WRITTEN TASK >> Quote all lines below exactly. Images stay out.

MATERIAL PROVIDED >>
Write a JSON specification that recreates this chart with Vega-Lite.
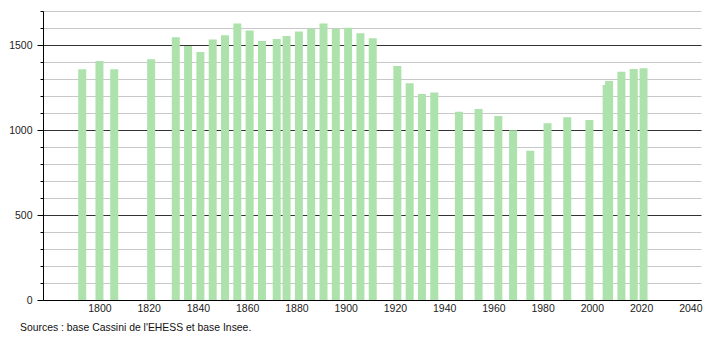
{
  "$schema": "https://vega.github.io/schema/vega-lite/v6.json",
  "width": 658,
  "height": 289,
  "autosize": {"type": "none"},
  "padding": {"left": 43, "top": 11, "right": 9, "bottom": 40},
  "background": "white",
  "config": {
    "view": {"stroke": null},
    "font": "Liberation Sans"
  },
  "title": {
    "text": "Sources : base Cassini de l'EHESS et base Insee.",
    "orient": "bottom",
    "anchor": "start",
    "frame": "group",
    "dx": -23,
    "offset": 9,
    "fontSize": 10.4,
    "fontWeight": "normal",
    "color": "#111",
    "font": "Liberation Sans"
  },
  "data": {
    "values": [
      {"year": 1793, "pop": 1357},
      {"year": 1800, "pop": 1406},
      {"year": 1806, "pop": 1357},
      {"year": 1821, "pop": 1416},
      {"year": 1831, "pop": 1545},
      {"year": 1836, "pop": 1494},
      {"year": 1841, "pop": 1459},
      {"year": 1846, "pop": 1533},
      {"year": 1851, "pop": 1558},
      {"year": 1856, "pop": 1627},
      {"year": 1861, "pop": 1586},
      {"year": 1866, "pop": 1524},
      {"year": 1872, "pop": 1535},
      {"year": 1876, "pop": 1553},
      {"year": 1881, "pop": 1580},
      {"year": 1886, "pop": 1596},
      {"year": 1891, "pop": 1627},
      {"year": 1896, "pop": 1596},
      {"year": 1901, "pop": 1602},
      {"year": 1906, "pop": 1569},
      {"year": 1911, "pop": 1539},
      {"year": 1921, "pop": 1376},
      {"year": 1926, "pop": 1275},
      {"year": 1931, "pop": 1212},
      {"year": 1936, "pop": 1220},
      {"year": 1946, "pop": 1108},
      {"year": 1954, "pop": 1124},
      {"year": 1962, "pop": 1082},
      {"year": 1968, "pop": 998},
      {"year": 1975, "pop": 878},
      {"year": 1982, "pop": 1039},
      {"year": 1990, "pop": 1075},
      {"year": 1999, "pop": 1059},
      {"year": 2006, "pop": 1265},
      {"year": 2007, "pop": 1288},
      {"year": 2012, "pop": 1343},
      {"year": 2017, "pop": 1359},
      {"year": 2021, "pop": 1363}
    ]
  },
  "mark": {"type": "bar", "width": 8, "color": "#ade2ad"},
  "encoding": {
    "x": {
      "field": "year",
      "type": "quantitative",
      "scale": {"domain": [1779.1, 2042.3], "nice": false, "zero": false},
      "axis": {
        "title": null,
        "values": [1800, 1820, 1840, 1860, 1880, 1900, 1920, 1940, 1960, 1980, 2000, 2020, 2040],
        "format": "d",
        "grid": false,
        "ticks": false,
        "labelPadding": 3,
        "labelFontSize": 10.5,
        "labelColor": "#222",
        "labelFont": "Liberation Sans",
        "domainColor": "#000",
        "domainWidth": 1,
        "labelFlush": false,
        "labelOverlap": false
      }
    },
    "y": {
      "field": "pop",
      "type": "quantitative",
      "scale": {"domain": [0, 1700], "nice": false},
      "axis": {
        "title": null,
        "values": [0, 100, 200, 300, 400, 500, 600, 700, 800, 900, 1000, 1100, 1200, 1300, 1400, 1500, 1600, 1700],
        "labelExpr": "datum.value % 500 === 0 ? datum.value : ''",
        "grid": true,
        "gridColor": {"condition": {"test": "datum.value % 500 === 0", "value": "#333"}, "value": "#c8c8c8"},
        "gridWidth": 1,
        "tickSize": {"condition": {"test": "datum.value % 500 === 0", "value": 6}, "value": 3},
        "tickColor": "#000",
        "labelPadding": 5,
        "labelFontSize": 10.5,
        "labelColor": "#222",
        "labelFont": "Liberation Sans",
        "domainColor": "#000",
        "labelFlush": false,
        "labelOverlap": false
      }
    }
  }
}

EXERCISE ANSWER >>
Write a JSON specification that recreates this chart with Vega-Lite.
{
  "$schema": "https://vega.github.io/schema/vega-lite/v6.json",
  "width": 658,
  "height": 289,
  "autosize": {"type": "none"},
  "padding": {"left": 43, "top": 11, "right": 9, "bottom": 40},
  "background": "white",
  "config": {
    "view": {"stroke": null},
    "font": "Liberation Sans"
  },
  "title": {
    "text": "Sources : base Cassini de l'EHESS et base Insee.",
    "orient": "bottom",
    "anchor": "start",
    "frame": "group",
    "dx": -23,
    "offset": 9,
    "fontSize": 10.4,
    "fontWeight": "normal",
    "color": "#111",
    "font": "Liberation Sans"
  },
  "data": {
    "values": [
      {"year": 1793, "pop": 1357},
      {"year": 1800, "pop": 1406},
      {"year": 1806, "pop": 1357},
      {"year": 1821, "pop": 1416},
      {"year": 1831, "pop": 1545},
      {"year": 1836, "pop": 1494},
      {"year": 1841, "pop": 1459},
      {"year": 1846, "pop": 1533},
      {"year": 1851, "pop": 1558},
      {"year": 1856, "pop": 1627},
      {"year": 1861, "pop": 1586},
      {"year": 1866, "pop": 1524},
      {"year": 1872, "pop": 1535},
      {"year": 1876, "pop": 1553},
      {"year": 1881, "pop": 1580},
      {"year": 1886, "pop": 1596},
      {"year": 1891, "pop": 1627},
      {"year": 1896, "pop": 1596},
      {"year": 1901, "pop": 1602},
      {"year": 1906, "pop": 1569},
      {"year": 1911, "pop": 1539},
      {"year": 1921, "pop": 1376},
      {"year": 1926, "pop": 1275},
      {"year": 1931, "pop": 1212},
      {"year": 1936, "pop": 1220},
      {"year": 1946, "pop": 1108},
      {"year": 1954, "pop": 1124},
      {"year": 1962, "pop": 1082},
      {"year": 1968, "pop": 998},
      {"year": 1975, "pop": 878},
      {"year": 1982, "pop": 1039},
      {"year": 1990, "pop": 1075},
      {"year": 1999, "pop": 1059},
      {"year": 2006, "pop": 1265},
      {"year": 2007, "pop": 1288},
      {"year": 2012, "pop": 1343},
      {"year": 2017, "pop": 1359},
      {"year": 2021, "pop": 1363}
    ]
  },
  "mark": {"type": "bar", "width": 8, "color": "#ade2ad"},
  "encoding": {
    "x": {
      "field": "year",
      "type": "quantitative",
      "scale": {"domain": [1779.1, 2042.3], "nice": false, "zero": false},
      "axis": {
        "title": null,
        "values": [1800, 1820, 1840, 1860, 1880, 1900, 1920, 1940, 1960, 1980, 2000, 2020, 2040],
        "format": "d",
        "grid": false,
        "ticks": false,
        "labelPadding": 3,
        "labelFontSize": 10.5,
        "labelColor": "#222",
        "labelFont": "Liberation Sans",
        "domainColor": "#000",
        "domainWidth": 1,
        "labelFlush": false,
        "labelOverlap": false
      }
    },
    "y": {
      "field": "pop",
      "type": "quantitative",
      "scale": {"domain": [0, 1700], "nice": false},
      "axis": {
        "title": null,
        "values": [0, 100, 200, 300, 400, 500, 600, 700, 800, 900, 1000, 1100, 1200, 1300, 1400, 1500, 1600, 1700],
        "labelExpr": "datum.value % 500 === 0 ? datum.value : ''",
        "grid": true,
        "gridColor": {"condition": {"test": "datum.value % 500 === 0", "value": "#333"}, "value": "#c8c8c8"},
        "gridWidth": 1,
        "tickSize": {"condition": {"test": "datum.value % 500 === 0", "value": 6}, "value": 3},
        "tickColor": "#000",
        "labelPadding": 5,
        "labelFontSize": 10.5,
        "labelColor": "#222",
        "labelFont": "Liberation Sans",
        "domainColor": "#000",
        "labelFlush": false,
        "labelOverlap": false
      }
    }
  }
}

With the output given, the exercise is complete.